**Instructions for the task:** In the records below, find each line with the word "this" and copy it.

─── Records shown

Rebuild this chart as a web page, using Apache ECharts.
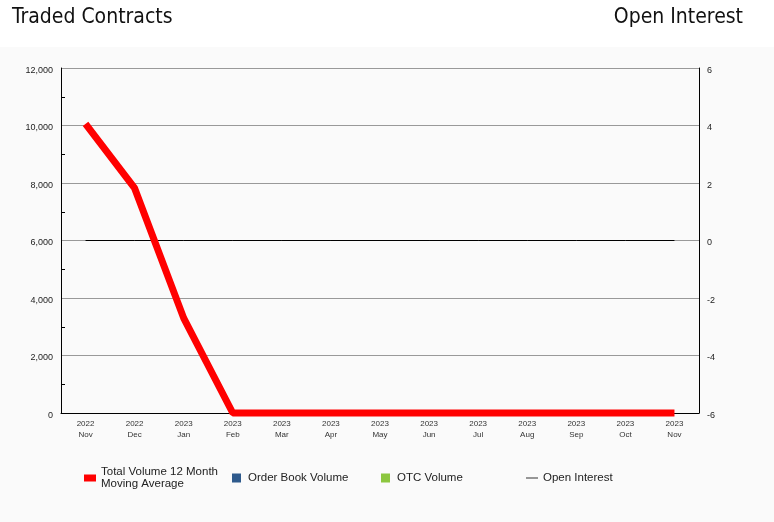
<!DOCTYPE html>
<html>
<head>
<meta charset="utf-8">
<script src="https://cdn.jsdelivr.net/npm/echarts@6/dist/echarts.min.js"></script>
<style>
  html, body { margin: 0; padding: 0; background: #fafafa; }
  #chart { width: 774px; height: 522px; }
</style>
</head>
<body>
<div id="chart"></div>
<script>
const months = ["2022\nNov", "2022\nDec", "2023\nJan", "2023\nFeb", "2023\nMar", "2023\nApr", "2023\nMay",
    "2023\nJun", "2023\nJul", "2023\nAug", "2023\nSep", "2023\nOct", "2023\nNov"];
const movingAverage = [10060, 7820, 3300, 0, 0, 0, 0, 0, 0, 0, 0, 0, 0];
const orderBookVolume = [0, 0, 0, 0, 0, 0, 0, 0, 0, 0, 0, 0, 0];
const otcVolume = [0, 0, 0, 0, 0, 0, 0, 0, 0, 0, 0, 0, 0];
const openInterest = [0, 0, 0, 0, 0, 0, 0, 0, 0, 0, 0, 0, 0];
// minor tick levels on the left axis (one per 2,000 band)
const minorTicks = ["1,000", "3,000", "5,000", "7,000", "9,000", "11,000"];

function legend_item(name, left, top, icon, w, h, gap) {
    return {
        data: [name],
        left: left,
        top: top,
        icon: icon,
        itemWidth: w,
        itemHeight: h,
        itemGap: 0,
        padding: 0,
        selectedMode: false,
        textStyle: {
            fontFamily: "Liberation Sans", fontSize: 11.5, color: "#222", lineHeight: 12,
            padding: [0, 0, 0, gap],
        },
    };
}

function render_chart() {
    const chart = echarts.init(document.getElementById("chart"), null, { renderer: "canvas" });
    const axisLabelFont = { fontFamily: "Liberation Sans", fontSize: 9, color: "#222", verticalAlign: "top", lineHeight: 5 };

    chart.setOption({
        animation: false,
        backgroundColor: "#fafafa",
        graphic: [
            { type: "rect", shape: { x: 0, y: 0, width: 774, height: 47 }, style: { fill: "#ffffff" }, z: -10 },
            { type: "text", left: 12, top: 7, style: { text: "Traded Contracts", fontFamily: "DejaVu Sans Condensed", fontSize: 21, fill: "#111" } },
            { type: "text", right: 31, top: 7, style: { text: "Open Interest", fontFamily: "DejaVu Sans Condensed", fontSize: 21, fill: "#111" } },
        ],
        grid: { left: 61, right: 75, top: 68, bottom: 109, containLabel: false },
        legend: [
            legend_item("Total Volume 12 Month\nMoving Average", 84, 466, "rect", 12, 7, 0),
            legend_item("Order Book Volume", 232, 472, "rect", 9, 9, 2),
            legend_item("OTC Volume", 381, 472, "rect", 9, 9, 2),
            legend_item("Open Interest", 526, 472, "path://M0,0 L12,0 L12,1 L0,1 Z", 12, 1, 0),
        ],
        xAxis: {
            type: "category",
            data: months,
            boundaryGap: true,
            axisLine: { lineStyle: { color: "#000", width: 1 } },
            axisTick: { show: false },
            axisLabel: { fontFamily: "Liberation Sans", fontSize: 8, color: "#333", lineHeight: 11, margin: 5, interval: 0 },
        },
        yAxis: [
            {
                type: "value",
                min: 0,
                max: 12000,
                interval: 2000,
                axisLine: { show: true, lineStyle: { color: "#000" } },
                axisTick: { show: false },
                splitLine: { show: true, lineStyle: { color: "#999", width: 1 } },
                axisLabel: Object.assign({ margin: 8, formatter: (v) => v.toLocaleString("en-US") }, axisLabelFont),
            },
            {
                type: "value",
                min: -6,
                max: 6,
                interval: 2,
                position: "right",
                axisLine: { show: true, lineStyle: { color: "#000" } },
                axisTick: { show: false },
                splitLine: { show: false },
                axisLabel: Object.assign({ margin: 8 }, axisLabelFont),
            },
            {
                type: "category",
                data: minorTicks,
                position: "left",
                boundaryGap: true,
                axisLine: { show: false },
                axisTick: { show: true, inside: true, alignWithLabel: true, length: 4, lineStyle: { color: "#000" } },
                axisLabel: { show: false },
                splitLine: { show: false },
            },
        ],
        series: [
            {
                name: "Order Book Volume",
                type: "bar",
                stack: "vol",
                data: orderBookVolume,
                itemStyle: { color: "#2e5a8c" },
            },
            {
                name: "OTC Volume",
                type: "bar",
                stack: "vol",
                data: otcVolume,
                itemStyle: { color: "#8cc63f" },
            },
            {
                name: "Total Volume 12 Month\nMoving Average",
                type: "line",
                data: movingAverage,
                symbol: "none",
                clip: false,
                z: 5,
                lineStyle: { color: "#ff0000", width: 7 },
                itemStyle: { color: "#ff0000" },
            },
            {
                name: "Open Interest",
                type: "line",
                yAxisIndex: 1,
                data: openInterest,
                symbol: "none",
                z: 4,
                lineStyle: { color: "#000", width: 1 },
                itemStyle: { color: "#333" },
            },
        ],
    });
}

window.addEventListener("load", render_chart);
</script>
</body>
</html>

──────
─── Records shown

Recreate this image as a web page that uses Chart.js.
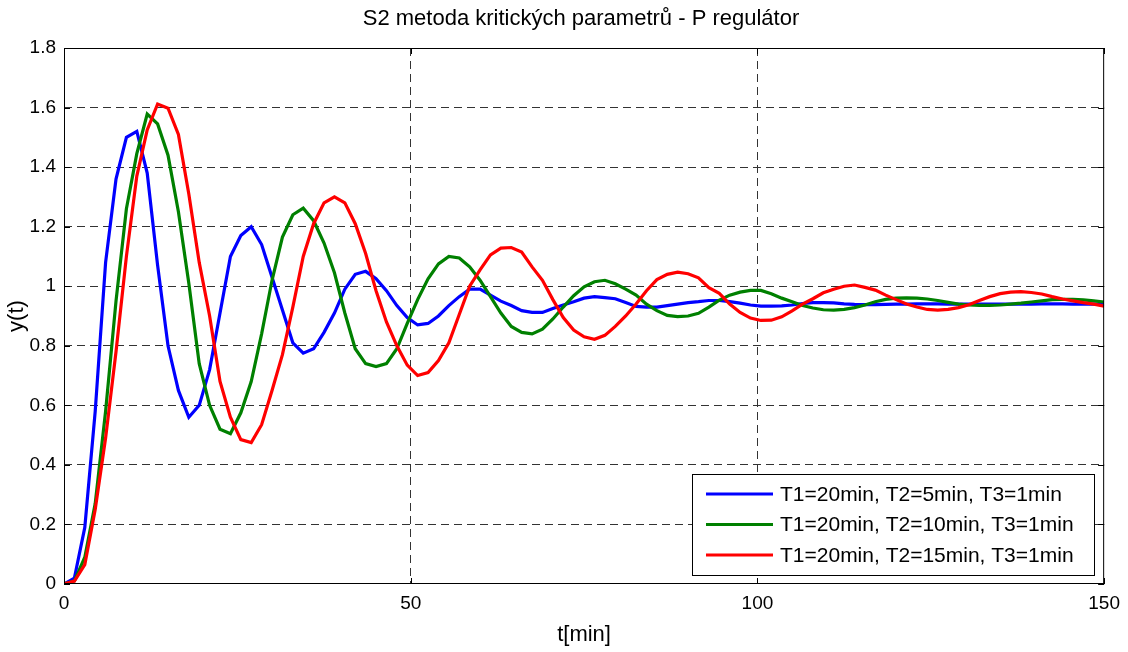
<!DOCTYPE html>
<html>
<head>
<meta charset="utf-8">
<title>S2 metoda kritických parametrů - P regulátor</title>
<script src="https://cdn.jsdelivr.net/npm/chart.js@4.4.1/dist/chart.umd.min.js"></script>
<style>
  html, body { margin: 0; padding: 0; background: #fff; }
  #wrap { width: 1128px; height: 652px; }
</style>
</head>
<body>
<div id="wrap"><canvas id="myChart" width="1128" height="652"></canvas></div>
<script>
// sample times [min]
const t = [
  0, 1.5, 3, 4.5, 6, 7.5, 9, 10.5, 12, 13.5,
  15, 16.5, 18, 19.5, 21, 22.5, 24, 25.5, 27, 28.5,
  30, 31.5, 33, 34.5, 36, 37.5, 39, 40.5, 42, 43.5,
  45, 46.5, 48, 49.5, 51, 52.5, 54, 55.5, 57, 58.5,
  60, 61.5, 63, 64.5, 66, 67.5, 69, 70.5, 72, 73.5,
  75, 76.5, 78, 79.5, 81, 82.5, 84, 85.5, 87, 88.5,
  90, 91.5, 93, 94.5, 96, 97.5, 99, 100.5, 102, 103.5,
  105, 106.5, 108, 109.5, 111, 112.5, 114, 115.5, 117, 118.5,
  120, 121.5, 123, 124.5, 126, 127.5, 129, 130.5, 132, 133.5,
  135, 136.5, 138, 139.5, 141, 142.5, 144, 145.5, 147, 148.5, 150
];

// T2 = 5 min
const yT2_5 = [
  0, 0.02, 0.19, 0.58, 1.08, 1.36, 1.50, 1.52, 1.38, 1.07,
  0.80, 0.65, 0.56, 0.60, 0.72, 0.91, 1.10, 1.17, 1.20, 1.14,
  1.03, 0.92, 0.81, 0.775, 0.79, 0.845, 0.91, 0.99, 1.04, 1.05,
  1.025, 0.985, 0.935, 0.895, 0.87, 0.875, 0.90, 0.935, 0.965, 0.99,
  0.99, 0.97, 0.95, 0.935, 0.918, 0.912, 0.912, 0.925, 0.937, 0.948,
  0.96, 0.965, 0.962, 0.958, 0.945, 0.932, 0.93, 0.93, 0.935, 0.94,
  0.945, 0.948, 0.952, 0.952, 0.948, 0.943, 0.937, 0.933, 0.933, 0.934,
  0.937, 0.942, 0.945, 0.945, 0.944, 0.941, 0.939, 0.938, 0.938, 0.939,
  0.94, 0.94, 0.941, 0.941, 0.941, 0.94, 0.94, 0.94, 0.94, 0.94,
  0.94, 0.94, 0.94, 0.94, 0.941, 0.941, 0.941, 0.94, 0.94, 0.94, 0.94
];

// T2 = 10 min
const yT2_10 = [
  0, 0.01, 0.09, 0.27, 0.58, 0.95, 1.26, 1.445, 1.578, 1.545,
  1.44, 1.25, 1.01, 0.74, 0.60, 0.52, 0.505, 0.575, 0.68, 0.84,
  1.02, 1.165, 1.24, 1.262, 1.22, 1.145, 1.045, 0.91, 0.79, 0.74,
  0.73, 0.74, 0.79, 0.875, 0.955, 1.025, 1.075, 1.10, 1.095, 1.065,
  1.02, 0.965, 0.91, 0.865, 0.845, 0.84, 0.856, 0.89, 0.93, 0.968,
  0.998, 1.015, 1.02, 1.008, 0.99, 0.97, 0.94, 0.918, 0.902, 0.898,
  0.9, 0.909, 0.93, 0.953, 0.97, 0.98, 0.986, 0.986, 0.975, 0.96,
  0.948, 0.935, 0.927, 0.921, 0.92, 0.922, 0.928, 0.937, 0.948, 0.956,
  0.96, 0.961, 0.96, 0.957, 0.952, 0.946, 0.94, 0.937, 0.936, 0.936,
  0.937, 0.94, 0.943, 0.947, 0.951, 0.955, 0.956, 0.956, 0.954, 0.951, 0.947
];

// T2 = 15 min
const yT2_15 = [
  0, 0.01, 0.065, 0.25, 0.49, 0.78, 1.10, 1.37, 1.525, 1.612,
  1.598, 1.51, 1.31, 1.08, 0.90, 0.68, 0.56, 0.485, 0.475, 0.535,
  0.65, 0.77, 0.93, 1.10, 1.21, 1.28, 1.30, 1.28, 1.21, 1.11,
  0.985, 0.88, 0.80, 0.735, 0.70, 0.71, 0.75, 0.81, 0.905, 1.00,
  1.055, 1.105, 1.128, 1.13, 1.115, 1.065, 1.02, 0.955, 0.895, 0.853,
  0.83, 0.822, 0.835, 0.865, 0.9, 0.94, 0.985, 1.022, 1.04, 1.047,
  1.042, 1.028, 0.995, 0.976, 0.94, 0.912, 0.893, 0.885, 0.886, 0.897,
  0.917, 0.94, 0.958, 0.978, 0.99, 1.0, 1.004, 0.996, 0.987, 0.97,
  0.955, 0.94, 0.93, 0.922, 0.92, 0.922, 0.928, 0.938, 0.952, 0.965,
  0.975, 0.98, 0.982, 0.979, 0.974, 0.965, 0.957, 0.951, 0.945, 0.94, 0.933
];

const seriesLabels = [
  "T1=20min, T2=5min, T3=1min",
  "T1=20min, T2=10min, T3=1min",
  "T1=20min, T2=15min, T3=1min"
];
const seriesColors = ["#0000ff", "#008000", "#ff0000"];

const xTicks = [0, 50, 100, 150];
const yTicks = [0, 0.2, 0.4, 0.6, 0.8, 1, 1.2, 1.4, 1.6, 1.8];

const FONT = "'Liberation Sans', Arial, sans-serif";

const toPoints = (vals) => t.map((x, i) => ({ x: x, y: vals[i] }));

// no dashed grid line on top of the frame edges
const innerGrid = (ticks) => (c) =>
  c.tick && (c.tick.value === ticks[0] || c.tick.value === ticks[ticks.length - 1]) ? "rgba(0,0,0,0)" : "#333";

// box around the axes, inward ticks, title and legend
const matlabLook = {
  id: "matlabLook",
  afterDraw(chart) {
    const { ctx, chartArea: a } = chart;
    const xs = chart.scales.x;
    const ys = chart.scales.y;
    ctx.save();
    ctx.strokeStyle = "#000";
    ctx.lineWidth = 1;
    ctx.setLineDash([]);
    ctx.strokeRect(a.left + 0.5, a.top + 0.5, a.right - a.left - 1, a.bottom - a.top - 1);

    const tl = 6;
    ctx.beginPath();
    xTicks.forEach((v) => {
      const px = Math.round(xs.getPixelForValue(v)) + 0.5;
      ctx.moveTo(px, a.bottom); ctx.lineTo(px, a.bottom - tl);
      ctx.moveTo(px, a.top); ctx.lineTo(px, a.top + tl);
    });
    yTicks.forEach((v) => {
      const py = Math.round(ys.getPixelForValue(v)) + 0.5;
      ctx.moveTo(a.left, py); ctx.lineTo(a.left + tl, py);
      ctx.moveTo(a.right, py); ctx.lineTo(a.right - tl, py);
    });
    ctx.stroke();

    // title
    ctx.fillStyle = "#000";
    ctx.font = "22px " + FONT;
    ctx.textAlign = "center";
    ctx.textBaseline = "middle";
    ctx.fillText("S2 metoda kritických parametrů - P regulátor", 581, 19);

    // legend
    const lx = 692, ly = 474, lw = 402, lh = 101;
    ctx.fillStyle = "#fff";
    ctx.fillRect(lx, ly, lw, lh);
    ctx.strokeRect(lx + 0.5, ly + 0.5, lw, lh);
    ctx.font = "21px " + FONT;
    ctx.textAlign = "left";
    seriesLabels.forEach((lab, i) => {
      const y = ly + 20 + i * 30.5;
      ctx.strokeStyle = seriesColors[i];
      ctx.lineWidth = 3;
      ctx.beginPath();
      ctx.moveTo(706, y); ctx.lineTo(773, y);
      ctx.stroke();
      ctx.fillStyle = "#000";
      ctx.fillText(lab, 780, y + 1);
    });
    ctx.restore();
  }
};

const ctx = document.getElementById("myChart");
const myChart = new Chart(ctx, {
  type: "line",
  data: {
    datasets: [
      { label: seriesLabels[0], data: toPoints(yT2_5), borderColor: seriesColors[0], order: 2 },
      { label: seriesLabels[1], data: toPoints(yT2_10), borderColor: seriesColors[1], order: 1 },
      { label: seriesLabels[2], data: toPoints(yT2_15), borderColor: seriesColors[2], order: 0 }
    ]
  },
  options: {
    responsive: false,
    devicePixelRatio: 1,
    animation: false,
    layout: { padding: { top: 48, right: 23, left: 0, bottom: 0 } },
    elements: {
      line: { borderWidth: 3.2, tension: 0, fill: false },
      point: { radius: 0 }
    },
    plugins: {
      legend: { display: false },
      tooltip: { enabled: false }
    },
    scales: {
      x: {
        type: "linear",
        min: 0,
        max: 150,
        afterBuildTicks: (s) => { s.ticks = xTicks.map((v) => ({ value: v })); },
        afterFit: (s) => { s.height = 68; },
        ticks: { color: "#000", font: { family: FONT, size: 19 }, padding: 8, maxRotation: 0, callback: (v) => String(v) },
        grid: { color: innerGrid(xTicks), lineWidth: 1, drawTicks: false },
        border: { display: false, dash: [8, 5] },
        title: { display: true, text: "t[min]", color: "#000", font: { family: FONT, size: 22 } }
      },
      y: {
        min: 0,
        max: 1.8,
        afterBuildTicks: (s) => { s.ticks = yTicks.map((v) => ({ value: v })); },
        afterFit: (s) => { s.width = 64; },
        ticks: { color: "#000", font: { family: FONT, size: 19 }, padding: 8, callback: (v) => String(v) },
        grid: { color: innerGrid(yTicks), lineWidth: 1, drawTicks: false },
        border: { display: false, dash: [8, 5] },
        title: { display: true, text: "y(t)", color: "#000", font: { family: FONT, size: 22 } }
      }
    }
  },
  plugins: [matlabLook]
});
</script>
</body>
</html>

──────

**Written answer:**
Rebuild this chart as a web page, using Apache ECharts.
Recreate this image as a web page that uses Chart.js.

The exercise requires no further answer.